TIME TO DIE
I sinned against the man I loved who died.
I thought I’d have more time to sigh;
Delay the time when silence became the lie.
Time passed us by—an ally to our crime
That lives inside when all loves die
to make us cry and cry and cry.
Who knows why?
Love makes time for us to die.
I’ve failed at everything in life. What I learned is that it is possible to fail at everything and still find some happiness from time to time. I blame many failures on my own incompetence and bad choices. But also, people hate me.
It doesn’t matter how much a person knows or how capable they are; unpopular people don’t do well. People have pulled the rug out from under me many times; I never seem to be alert enough to anticipate what bad thing is coming next and how to avoid it. I’ve never been able to tell who my friends are, or who those folks are whose kindness is a mask they wear to disarm and humiliate me.
At age twelve, I found myself one weekend-day carefully sweeping out the family garage with an old straw broom my dad provided. He stood over me glaring as I worked methodically, making sure to sweep up all the dirt I could find.
I felt myself becoming fascinated by how much dirt there was; and by all the unlikely places it seemed to be. I’d never noticed dirt in our garage before. How did it get there? Where did it come from? What harm was it doing laying there in corners and crevices that most people would never see?

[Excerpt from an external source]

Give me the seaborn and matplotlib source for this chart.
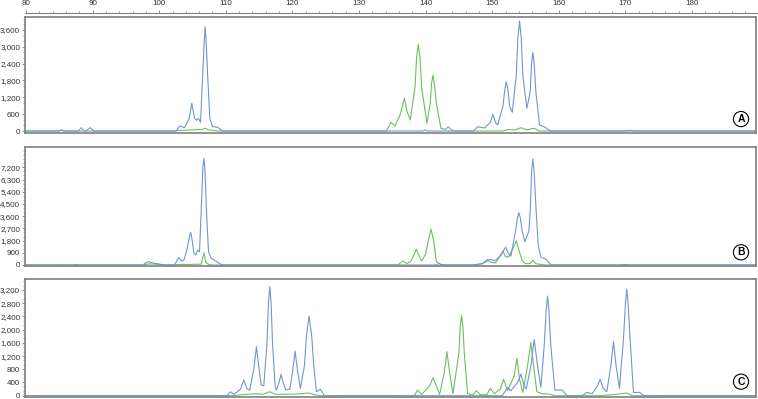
import numpy as np
import pandas as pd
import matplotlib
matplotlib.use("Agg")
import matplotlib.pyplot as plt
from matplotlib.ticker import FuncFormatter, AutoMinorLocator, MultipleLocator
import seaborn as sns

# ---------------- data ----------------
# Panel A
a_blue_x = [80.0, 85.0, 85.3, 85.6, 89.0, 89.6, 90.2, 102.5, 103.1, 103.8, 104.5, 104.9, 105.3, 105.6,
            105.9, 106.2, 106.5, 106.75, 106.9, 107.05, 107.3, 107.6, 108.0, 108.8, 109.5, 139.6, 139.9,
            140.3, 147.2, 147.8, 148.8, 149.7, 150.1, 150.5, 150.8, 151.6, 151.9, 152.1, 152.35, 152.6,
            153.0, 153.6, 153.85, 154.1, 154.35, 154.6, 155.2, 155.7, 155.9, 156.1, 156.3, 156.55, 157.1,
            157.9, 158.7, 189.6]
a_blue_y = [0, 0, 35, 0, 0, 118, 0, 0, 178, 118, 450, 987, 450, 380,
            450, 310, 1860, 3160, 3717, 3160, 1860, 450, 160, 130, 0, 0, 40,
            0, 0, 153, 107, 300, 595, 300, 214, 880, 1500, 1757, 1500, 900,
            666, 1960, 3330, 3920, 3330, 1960, 809, 1400, 2380, 2805, 2380, 1400, 214,
            140, 0, 0]
a_green_x = [80.0, 85.0, 85.4, 85.8, 87.8, 88.3, 88.8, 102.0, 104.0, 106.5, 106.9, 107.3, 108.0, 109.0,
             134.1, 134.8, 135.4, 136.2, 136.8, 137.2, 137.7, 138.4, 138.65, 138.9, 139.15, 139.4, 140.2,
             140.7, 140.9, 141.1, 141.3, 141.6, 142.3, 143.0, 143.4, 143.9, 144.5, 151.5, 152.3, 153.5,
             154.3, 155.2, 156.3, 157.0, 169.5, 170.5, 172.0, 189.6]
a_green_y = [0, 0, 40, 0, 0, 118, 0, 0, 30, 60, 100, 50, 20, 0,
             0, 310, 180, 600, 1165, 700, 392, 1550, 2630, 3090, 2630, 1550, 274,
             1000, 1700, 1996, 1700, 1000, 96, 60, 153, 30, 0, 0, 50, 40,
             118, 40, 100, 0, 0, 25, 0, 0]

# Panel B
b_blue_x = [80.0, 97.5, 98.3, 99.0, 100.0, 101.0, 102.3, 102.9, 103.4, 103.7, 104.2, 104.5, 104.7, 104.9,
            105.2, 105.5, 105.8, 106.05, 106.3, 106.55, 106.7, 106.85, 107.1, 107.4, 107.8, 108.3, 108.9,
            109.5, 141.5, 142.0, 142.6, 147.0, 148.5, 149.8, 150.4, 151.3, 152.0, 152.5, 152.8, 153.5,
            153.8, 154.0, 154.2, 154.5, 154.9, 155.5, 155.7, 155.9, 156.1, 156.3, 156.6, 156.9, 157.3,
            158.1, 158.8, 189.6]
b_blue_y = [0, 0, 250, 150, 60, 0, 0, 540, 295, 350, 1200, 2000, 2410, 2000,
            900, 737, 1105, 980, 3930, 7200, 7863, 7200, 3930, 1000, 494, 368, 150,
            0, 0, 100, 0, 0, 100, 420, 300, 700, 1304, 800, 663, 2500,
            3500, 3855, 3500, 2500, 1717, 2500, 3906, 6800, 7812, 6800, 3906, 1500, 567,
            420, 0, 0]
b_green_x = [80.0, 85.0, 85.3, 85.6, 87.0, 87.5, 88.0, 97.5, 98.5, 100.0, 101.0, 103.0, 106.3, 106.7,
             107.0, 107.4, 108.0, 135.8, 136.6, 137.2, 137.8, 138.2, 138.6, 139.0, 139.4, 140.0, 140.4,
             140.8, 141.2, 141.6, 142.2, 143.0, 147.0, 148.5, 149.3, 149.8, 150.5, 151.2, 151.6, 152.0,
             152.5, 153.2, 153.6, 154.0, 154.5, 155.0, 155.7, 156.1, 156.5, 157.5, 158.0, 169.0, 170.0,
             171.0, 189.6]
b_green_y = [0, 0, 40, 0, 0, 40, 0, 0, 80, 50, 0, 30, 60, 906,
             200, 40, 0, 0, 295, 100, 300, 700, 1157, 700, 295, 800, 1800,
             2653, 1800, 250, 50, 0, 0, 80, 420, 200, 150, 700, 1032, 600,
             612, 1300, 1791, 1100, 300, 100, 100, 370, 100, 30, 0, 0, 40,
             0, 0]

# Panel C
c_blue_x = [80.0, 110.2, 110.7, 111.2, 112.2, 112.7, 113.2, 113.6, 114.2, 114.6, 115.0, 115.3, 115.7,
            116.2, 116.4, 116.6, 116.8, 117.0, 117.4, 117.6, 118.0, 118.3, 118.6, 119.0, 119.6, 120.0,
            120.4, 120.8, 121.2, 121.8, 122.1, 122.5, 122.9, 123.2, 123.6, 124.2, 124.8, 151.5, 152.3,
            152.8, 153.8, 154.3, 154.8, 155.1, 155.8, 156.3, 156.8, 157.3, 157.8, 158.1, 158.3, 158.5,
            158.8, 159.4, 160.5, 161.2, 163.5, 164.2, 165.0, 165.8, 166.2, 166.6, 167.2, 167.8, 168.2,
            168.6, 169.1, 169.7, 170.0, 170.2, 170.4, 170.7, 171.2, 172.1, 172.8, 189.6]
c_blue_y = [0, 0, 121, 40, 200, 475, 200, 172, 800, 1484, 800, 324, 300,
            1650, 2800, 3300, 2800, 1650, 300, 172, 400, 648, 400, 172, 200, 700,
            1353, 700, 224, 900, 1800, 2412, 1800, 900, 121, 194, 0, 0, 254,
            150, 400, 648, 300, 200, 900, 1707, 900, 254, 1500, 2600, 3018, 2600,
            1500, 172, 172, 0, 0, 100, 60, 300, 496, 250, 121, 900, 1635,
            900, 224, 1700, 2800, 3230, 2800, 1700, 100, 100, 0, 0]
c_green_x = [80.0, 111.0, 112.5, 114.6, 115.5, 116.6, 117.5, 120.4, 122.5, 123.5, 124.5, 138.3, 138.8,
             139.4, 140.6, 141.1, 141.6, 142.1, 142.8, 143.2, 143.6, 144.1, 145.0, 145.2, 145.4, 145.6,
             145.8, 146.3, 147.1, 147.6, 148.2, 149.2, 149.7, 150.3, 151.2, 151.7, 152.3, 153.3, 153.7,
             154.1, 154.6, 155.3, 155.8, 156.2, 156.7, 157.5, 158.5, 159.5, 166.0, 168.0, 170.2, 171.0,
             189.6]
c_green_y = [0, 0, 30, 60, 40, 120, 40, 50, 80, 20, 0, 0, 172,
             40, 300, 545, 300, 40, 700, 1332, 700, 60, 1300, 2100, 2422, 2100,
             1300, 60, 30, 151, 30, 30, 224, 60, 200, 496, 150, 600, 1132,
             500, 100, 900, 1616, 900, 120, 60, 50, 0, 0, 30, 80, 0,
             0]

panel_labels = ["A", "B", "C"]
y_ticks = [list(range(0, 3601, 600)), list(range(0, 7201, 900)), list(range(0, 3201, 400))]
y_limits = [(-71, 4063), (-74, 8696), (-39, 3533)]
x_ticks = list(range(80, 181, 10))
x_limits = (79.85, 189.6)

traces = [
    (a_blue_x, a_blue_y, a_green_x, a_green_y),
    (b_blue_x, b_blue_y, b_green_x, b_green_y),
    (c_blue_x, c_blue_y, c_green_x, c_green_y),
]

# ---------------- style ----------------
sns.set_style("white")
plt.rcParams["font.family"] = ["Liberation Sans Narrow", "Liberation Sans", "DejaVu Sans"]

BLUE = "#7095d8"
GREEN = "#6cc05c"
SPINE = "#7f7f7f"
TXT = "#333333"

W, H = 758, 399
fig = plt.figure(figsize=(W / 100, H / 100), dpi=100)

def frac_rect(left_px, top_px, right_px, bottom_px):
    return [left_px / W, 1 - bottom_px / H, (right_px - left_px) / W, (bottom_px - top_px) / H]

panel_px = [(25, 17, 756, 133), (25, 147, 756, 266), (25, 279, 756, 397)]
label_pos = [(0.9795, 0.12), (0.9795, 0.115), (0.9795, 0.13)]

fmt = FuncFormatter(lambda v, p: f"{int(v):,}")

for i, (bx, by, gx, gy) in enumerate(traces):
    ax = fig.add_axes(frac_rect(*panel_px[i]))
    df = pd.concat([
        pd.DataFrame({"size": gx, "rfu": gy, "dye": "green"}),
        pd.DataFrame({"size": bx, "rfu": by, "dye": "blue"}),
    ], ignore_index=True)
    sns.lineplot(data=df, x="size", y="rfu", hue="dye", hue_order=["green", "blue"],
                 palette={"green": GREEN, "blue": BLUE}, sort=False, estimator=None,
                 legend=False, linewidth=0.8, ax=ax)
    ax.set_xlim(*x_limits)
    ax.set_ylim(*y_limits[i])
    ax.set_xlabel("")
    ax.set_ylabel("")
    ax.set_xticks([])
    ax.set_yticks(y_ticks[i])
    ax.yaxis.set_major_formatter(fmt)
    ax.yaxis.set_minor_locator(AutoMinorLocator(3))
    ax.tick_params(axis="y", which="major", direction="out", length=2.5, width=0.6,
                   color=SPINE, labelsize=5.8, labelcolor=TXT, pad=1.0, left=True)
    ax.tick_params(axis="y", which="minor", direction="out", length=1.3, width=0.5,
                   color=SPINE, left=True)
    for s in ax.spines.values():
        s.set_visible(True)
        s.set_color(SPINE)
        s.set_linewidth(1.2)
    lx, ly = label_pos[i]
    ax.text(lx, ly, panel_labels[i], transform=ax.transAxes, ha="center", va="center",
            fontsize=7.5, fontweight="bold", color="black",
            family=["Liberation Sans", "DejaVu Sans"],
            bbox=dict(boxstyle="circle,pad=0.25", fc="white", ec="black", lw=0.8))

# top scale axis
tax = fig.add_axes([25 / W, 1 - 13 / H, (757 - 25) / W, 0.0])
tax.set_xlim(79.85, 189.75)
tax.set_ylim(0, 1)
tax.set_yticks([])
tax.set_xticks(x_ticks)
tax.xaxis.set_minor_locator(MultipleLocator(2))
tax.xaxis.tick_top()
tax.tick_params(axis="x", which="major", direction="out", length=2.5, width=0.6,
                color=SPINE, labelsize=5.8, labelcolor=TXT, pad=1.5, top=True, bottom=False)
tax.tick_params(axis="x", which="minor", direction="out", length=1.3, width=0.5,
                color=SPINE, top=True, bottom=False)
for name, s in tax.spines.items():
    s.set_visible(name == "top")
    s.set_color(SPINE)
    s.set_linewidth(0.8)

fig.savefig("out.png", dpi=100)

Suddenly, Dad grabbed the broom out of my hands. This is how you sweep out a garage, helpless! he barked. Swish, swish, swish and he was done and walked out.
I cringed when I heard the word, helpless, because I knew he was right. I was helpless. I was incompetent. I was a failure. It was all true; every mean thing he said about me anytime we were together, which wasn’t much. Dad was a busy man. He did important work—work that only men who aren’t helpless can do. But he was never too busy to teach me to despise myself.
Eventually, with help from friends and, in my case at least, counselors, Dad and I changed as the years went by; I got worse, then later — after I screwed up everything I loved about my life—I got better.
I would say Dad and me became better people; we mellowed; we learned to love and push aside hate. I even learned to embrace my incompetence and bad decisions; I learned to endure those who made it their business to malign me, which gave me wisdom, one psychologist said.
My failures made me unique; a person with value, because there was only one person like me in the world who hurt like I hurt; who suffered like I suffered. It meant something somehow to suffer as only I could.
God loved me, a pastor said.
After Dad died, people who knew him well said that he suffered from fears I couldn’t imagine during those times in our lives when I thought I knew him best.
Eventually, I decided that success is not necessary, it really isn’t. It’s a wonderful thing to be loved and validated; to set goals and achieve them, but for most people it just isn’t going to happen. We need alternatives to success and popularity to keep going. I do, anyway.
People might be better served if they accepted failure and condemnation as natural and inevitable. Failure doesn’t mean we have no worth or are bad people. Does it? Of course not. Sometimes people hate so much they pray for us to fail. Don’t they? No one can do anything good at all when the world hates everything they do and say.
Some of the most successful and popular people on Earth would be better off had they not been born. If God exists and the Bible is true, success and getting loved might not be goals anyone should pursue too intensely.
Loving others might be a better goal. Of course, I’ve failed at that too. It’s hard to love people who say I am wicked; who see malevolent intent in everything I say or do.
Maybe forgiving and being forgiven is what love is; it’s what heals us and those we care about; it’s what restores optimism and frees us to relax and enjoy the gifts that God gives to help people live without shame or fear on a tiny planet called Earth in the twenty-first century of time-everlasting.
I know this: life ends badly for everyone. Most people aren’t ready for death when it finally comes. On the night he died, my wife’s dad told me he thought he would have more time; maybe to get himself organized, I thought when he said it. I wasn’t sure what he meant. I didn’t ask him to elaborate. I wish I had.
I don’t have the answers. I don’t know what is true or what is false. I don’t know what is real and what is pretend. I don’t know why I was born or why people tell me I will die. I don’t believe I will die. I really don’t.
No person I’ve ever truly loved has ever died. I don’t believe in death. I never will.
Yes, I could be wrong.
If it turns out that I don’t know what the hell I’m pontificating about, etch on my tombstone (or urn)—who knows what it might be? Scratch with a stick in the ground by the compost pile—anyone left who might still care—these words I wrote when I was strong enough to write verse and make sense:
I ended my precious life.
I wanted a drink;
my throat was parched;
I couldn’t make the sounds to ask.
I wanted a kind look;
my eyes were sore,
too filled with tears to see.
I wanted a happy memory;
the pain of haters numbed my mind.
I wanted justice,
but this world comforts the powerful.
I looked at the sky and fell into it.